- **WHAT YOU HAVE TO DO**: Without the pictures, return exactly the lines from the one with "Output the Python" through the one with "342, 300, 260, 267, 273, 225, 238, 238, 120]". Both end lines belong in the copy.

- **PROVIDED ENTRIES**:
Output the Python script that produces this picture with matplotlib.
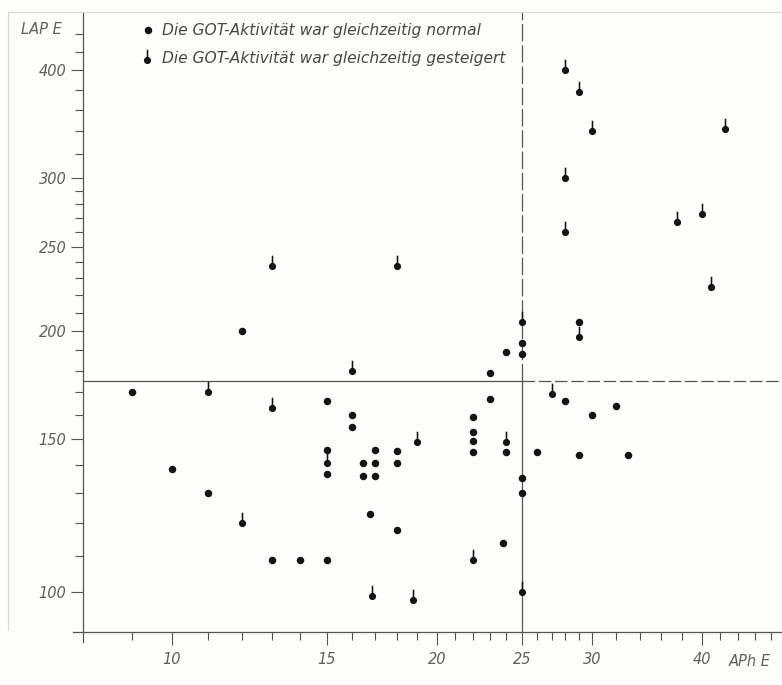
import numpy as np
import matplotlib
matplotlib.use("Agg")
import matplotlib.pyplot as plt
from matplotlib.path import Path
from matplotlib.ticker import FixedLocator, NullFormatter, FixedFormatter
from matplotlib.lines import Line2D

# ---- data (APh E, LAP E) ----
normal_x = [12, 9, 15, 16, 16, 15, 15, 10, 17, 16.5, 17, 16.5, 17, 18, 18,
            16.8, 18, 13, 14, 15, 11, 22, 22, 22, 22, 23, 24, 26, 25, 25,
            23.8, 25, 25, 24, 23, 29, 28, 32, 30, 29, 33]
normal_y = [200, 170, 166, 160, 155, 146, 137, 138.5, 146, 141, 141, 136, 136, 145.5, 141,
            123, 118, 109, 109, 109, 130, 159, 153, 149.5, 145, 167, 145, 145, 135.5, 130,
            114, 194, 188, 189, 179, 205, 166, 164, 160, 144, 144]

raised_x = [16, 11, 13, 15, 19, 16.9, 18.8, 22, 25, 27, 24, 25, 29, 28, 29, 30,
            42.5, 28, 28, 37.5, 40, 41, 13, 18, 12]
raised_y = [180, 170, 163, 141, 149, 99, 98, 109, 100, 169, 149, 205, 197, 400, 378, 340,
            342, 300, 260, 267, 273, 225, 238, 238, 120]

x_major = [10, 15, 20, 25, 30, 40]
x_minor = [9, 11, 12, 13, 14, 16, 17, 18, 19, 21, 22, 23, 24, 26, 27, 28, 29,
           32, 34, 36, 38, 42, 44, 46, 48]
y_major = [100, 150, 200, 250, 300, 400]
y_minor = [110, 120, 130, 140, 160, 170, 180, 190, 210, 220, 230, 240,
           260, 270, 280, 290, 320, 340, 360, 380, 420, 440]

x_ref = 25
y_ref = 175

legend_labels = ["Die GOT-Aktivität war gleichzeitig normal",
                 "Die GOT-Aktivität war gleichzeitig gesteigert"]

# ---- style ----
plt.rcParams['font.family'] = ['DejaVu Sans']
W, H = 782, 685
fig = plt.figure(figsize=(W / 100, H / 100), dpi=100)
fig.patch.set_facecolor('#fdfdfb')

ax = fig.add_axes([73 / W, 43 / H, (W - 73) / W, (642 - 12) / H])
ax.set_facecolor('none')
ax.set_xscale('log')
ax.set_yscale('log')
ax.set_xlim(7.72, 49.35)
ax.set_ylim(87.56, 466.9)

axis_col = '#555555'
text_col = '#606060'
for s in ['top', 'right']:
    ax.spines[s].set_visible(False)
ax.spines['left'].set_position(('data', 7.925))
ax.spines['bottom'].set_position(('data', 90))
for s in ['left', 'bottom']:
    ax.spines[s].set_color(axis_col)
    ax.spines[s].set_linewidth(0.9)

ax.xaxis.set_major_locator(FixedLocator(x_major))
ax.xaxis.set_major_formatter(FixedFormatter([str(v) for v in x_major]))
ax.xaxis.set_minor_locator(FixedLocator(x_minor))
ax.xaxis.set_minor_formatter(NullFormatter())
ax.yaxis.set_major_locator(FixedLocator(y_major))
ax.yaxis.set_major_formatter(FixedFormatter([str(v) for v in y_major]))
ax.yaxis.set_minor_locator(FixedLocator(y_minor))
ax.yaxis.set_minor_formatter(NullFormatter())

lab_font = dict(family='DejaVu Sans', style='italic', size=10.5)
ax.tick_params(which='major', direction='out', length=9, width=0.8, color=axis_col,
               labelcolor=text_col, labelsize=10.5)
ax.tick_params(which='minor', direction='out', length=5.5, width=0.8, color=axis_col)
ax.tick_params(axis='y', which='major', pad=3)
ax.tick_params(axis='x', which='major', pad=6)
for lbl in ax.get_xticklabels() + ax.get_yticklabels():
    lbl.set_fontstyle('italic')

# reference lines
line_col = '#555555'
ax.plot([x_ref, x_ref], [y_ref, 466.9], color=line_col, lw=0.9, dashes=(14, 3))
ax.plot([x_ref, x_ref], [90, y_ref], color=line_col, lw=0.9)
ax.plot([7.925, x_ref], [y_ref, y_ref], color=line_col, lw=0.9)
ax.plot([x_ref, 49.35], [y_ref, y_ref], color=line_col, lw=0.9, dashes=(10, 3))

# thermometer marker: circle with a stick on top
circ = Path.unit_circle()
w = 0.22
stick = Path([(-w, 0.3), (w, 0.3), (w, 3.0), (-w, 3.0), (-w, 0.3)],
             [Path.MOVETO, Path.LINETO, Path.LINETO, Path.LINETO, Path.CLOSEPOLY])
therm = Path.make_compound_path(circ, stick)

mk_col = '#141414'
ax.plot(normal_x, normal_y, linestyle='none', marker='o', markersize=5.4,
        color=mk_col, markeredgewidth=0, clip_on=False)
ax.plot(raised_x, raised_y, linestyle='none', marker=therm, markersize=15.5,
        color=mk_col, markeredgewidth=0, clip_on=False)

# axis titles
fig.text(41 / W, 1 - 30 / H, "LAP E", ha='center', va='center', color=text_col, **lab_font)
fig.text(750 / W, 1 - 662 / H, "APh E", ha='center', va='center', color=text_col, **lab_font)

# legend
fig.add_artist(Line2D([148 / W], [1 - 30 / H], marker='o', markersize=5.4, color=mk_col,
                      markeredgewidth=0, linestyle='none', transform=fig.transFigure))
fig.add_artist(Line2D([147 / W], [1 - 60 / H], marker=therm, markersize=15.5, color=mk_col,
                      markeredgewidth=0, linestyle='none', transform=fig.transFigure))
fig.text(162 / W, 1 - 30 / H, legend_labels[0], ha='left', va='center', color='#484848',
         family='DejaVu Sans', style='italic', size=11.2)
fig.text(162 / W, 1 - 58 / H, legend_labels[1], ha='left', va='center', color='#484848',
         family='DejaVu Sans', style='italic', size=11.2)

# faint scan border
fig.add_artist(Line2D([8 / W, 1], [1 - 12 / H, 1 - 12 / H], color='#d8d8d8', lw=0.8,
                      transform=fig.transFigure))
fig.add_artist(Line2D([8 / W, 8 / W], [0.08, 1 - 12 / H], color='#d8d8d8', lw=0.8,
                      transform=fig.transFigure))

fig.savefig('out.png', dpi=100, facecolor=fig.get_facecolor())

--

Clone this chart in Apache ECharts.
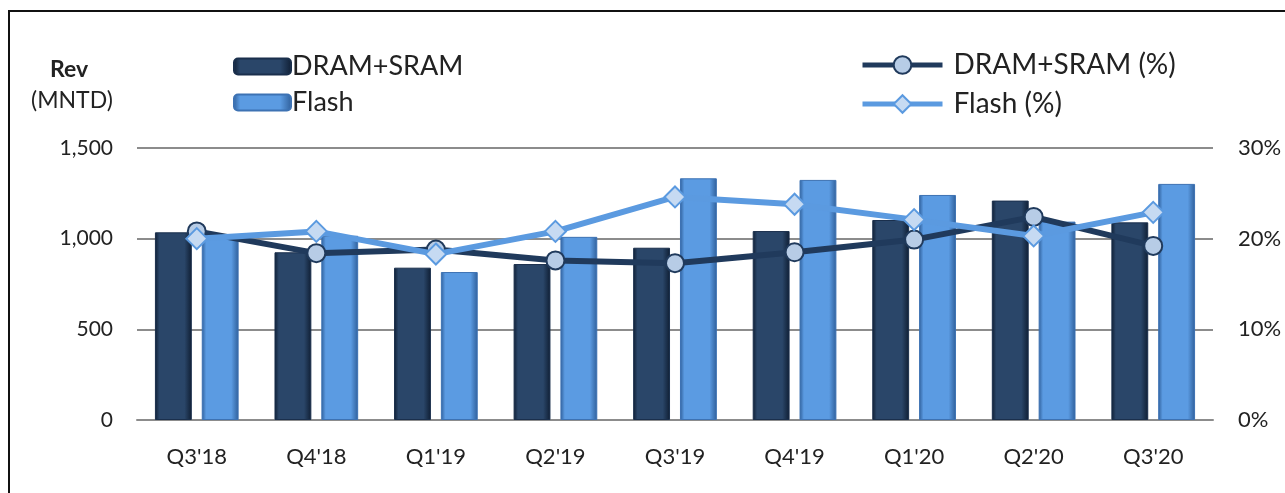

==

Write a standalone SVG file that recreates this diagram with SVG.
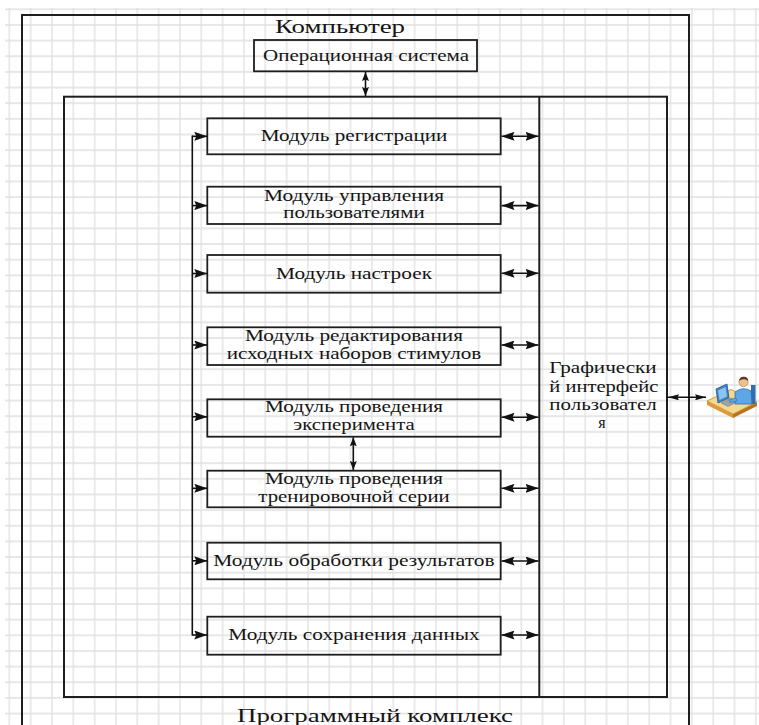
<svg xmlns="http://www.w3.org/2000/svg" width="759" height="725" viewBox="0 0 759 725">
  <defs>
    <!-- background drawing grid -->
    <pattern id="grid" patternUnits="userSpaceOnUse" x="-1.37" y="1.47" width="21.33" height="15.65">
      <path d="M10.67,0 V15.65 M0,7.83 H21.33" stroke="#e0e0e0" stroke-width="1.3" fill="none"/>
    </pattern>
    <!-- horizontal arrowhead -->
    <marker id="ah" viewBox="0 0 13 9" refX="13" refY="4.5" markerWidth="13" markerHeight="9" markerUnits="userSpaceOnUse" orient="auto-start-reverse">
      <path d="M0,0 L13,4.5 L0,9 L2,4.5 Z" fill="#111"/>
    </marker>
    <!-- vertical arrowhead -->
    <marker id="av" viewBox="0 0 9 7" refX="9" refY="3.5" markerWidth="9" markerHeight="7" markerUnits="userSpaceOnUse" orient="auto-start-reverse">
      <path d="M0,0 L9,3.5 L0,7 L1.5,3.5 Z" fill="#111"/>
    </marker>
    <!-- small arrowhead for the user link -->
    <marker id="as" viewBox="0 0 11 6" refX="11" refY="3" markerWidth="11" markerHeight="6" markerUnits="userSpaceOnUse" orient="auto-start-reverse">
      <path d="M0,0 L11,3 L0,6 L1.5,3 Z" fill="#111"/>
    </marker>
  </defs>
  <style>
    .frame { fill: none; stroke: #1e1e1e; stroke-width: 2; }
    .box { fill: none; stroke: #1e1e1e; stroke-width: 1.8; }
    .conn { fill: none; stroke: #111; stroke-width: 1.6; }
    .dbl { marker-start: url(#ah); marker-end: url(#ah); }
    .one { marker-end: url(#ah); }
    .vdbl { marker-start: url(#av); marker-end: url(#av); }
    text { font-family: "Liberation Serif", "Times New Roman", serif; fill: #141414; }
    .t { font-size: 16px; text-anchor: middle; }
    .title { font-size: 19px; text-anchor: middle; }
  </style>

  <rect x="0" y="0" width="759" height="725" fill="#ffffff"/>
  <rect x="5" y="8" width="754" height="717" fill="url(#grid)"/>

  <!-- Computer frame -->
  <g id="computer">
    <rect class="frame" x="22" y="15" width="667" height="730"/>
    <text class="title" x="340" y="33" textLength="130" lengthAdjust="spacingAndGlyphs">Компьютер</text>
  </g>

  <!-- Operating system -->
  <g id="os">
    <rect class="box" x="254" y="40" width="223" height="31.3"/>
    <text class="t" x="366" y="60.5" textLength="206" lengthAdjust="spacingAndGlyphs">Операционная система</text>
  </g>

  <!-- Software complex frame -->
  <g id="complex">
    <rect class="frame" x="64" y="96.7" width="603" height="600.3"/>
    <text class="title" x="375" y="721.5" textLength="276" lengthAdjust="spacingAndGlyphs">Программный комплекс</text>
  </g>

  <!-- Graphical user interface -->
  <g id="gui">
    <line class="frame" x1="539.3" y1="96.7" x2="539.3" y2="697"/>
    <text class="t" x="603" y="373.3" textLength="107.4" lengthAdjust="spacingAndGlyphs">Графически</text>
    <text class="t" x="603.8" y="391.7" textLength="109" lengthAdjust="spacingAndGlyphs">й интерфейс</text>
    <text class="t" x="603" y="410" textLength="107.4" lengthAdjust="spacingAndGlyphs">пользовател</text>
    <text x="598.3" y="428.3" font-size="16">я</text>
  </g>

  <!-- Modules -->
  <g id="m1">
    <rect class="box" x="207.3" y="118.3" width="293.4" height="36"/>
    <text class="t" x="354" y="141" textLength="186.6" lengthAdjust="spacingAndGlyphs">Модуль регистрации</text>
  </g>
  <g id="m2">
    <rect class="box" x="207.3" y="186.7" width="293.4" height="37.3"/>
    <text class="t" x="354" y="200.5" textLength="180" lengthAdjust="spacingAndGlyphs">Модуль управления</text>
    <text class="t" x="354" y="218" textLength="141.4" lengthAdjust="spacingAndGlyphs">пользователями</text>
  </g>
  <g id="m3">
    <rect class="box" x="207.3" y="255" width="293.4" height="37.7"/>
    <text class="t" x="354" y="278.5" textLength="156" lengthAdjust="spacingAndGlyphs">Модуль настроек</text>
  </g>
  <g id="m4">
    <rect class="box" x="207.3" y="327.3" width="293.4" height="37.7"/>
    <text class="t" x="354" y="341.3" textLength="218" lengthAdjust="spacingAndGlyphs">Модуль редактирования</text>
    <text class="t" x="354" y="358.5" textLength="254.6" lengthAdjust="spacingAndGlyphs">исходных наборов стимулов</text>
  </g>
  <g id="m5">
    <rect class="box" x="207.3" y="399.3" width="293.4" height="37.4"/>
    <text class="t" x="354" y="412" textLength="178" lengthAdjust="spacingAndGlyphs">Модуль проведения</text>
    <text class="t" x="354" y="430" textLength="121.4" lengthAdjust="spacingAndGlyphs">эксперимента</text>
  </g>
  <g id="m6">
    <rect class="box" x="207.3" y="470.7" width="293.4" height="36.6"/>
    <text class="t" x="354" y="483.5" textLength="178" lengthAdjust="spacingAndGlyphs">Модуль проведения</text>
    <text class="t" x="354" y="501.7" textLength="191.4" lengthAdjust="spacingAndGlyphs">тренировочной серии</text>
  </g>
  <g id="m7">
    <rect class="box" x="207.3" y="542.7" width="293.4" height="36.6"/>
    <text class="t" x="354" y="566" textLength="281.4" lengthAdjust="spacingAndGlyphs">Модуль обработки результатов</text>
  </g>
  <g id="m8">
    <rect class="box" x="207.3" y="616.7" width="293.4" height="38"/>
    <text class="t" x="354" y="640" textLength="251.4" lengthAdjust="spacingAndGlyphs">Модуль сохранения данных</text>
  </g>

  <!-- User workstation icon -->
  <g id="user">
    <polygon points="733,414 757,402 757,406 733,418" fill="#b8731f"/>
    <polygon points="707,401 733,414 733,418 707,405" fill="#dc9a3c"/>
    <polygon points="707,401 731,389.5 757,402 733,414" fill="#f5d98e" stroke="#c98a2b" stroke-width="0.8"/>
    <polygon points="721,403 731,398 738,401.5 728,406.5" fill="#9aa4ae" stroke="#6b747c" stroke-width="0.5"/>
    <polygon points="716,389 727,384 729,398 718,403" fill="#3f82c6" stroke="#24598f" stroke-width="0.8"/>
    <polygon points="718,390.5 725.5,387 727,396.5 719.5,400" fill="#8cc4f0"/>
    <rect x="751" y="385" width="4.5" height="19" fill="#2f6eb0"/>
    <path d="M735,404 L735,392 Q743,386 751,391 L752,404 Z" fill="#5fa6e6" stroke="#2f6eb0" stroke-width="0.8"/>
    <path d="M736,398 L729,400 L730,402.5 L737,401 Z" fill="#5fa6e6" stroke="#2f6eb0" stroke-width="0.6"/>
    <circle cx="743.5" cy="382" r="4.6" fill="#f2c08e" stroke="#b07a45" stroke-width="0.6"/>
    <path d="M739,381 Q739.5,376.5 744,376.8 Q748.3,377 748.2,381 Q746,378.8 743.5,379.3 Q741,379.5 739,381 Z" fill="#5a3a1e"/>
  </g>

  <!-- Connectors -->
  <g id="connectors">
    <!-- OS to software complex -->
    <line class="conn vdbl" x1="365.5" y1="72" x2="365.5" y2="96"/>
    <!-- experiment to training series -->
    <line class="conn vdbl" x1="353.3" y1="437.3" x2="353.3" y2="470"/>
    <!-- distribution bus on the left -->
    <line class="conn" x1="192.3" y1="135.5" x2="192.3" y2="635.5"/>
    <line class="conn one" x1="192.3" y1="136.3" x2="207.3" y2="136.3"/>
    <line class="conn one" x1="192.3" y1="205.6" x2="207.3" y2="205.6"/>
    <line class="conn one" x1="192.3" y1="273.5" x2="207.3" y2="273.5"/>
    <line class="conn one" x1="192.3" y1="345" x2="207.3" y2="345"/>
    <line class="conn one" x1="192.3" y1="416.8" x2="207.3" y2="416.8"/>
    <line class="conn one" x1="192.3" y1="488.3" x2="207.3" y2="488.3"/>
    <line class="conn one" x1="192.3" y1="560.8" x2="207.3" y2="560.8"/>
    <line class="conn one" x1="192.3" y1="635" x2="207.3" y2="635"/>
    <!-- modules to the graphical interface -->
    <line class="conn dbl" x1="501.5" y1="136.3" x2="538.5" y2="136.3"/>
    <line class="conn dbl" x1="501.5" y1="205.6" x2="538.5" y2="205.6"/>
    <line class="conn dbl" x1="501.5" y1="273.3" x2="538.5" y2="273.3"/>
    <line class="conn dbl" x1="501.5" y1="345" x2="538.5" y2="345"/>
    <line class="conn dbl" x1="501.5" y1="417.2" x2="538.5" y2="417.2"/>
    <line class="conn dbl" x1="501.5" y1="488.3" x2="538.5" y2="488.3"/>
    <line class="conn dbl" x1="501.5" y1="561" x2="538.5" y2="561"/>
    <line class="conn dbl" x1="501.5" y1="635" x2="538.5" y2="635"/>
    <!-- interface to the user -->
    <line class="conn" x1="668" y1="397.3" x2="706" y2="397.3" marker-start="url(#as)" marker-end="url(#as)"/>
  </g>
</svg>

- **CORRECT ANSWER**:
Output the Python script that produces this picture with matplotlib.
import numpy as np
import matplotlib
matplotlib.use("Agg")
import matplotlib.pyplot as plt
from matplotlib.path import Path
from matplotlib.ticker import FixedLocator, NullFormatter, FixedFormatter
from matplotlib.lines import Line2D

# ---- data (APh E, LAP E) ----
normal_x = [12, 9, 15, 16, 16, 15, 15, 10, 17, 16.5, 17, 16.5, 17, 18, 18,
            16.8, 18, 13, 14, 15, 11, 22, 22, 22, 22, 23, 24, 26, 25, 25,
            23.8, 25, 25, 24, 23, 29, 28, 32, 30, 29, 33]
normal_y = [200, 170, 166, 160, 155, 146, 137, 138.5, 146, 141, 141, 136, 136, 145.5, 141,
            123, 118, 109, 109, 109, 130, 159, 153, 149.5, 145, 167, 145, 145, 135.5, 130,
            114, 194, 188, 189, 179, 205, 166, 164, 160, 144, 144]

raised_x = [16, 11, 13, 15, 19, 16.9, 18.8, 22, 25, 27, 24, 25, 29, 28, 29, 30,
            42.5, 28, 28, 37.5, 40, 41, 13, 18, 12]
raised_y = [180, 170, 163, 141, 149, 99, 98, 109, 100, 169, 149, 205, 197, 400, 378, 340,
            342, 300, 260, 267, 273, 225, 238, 238, 120]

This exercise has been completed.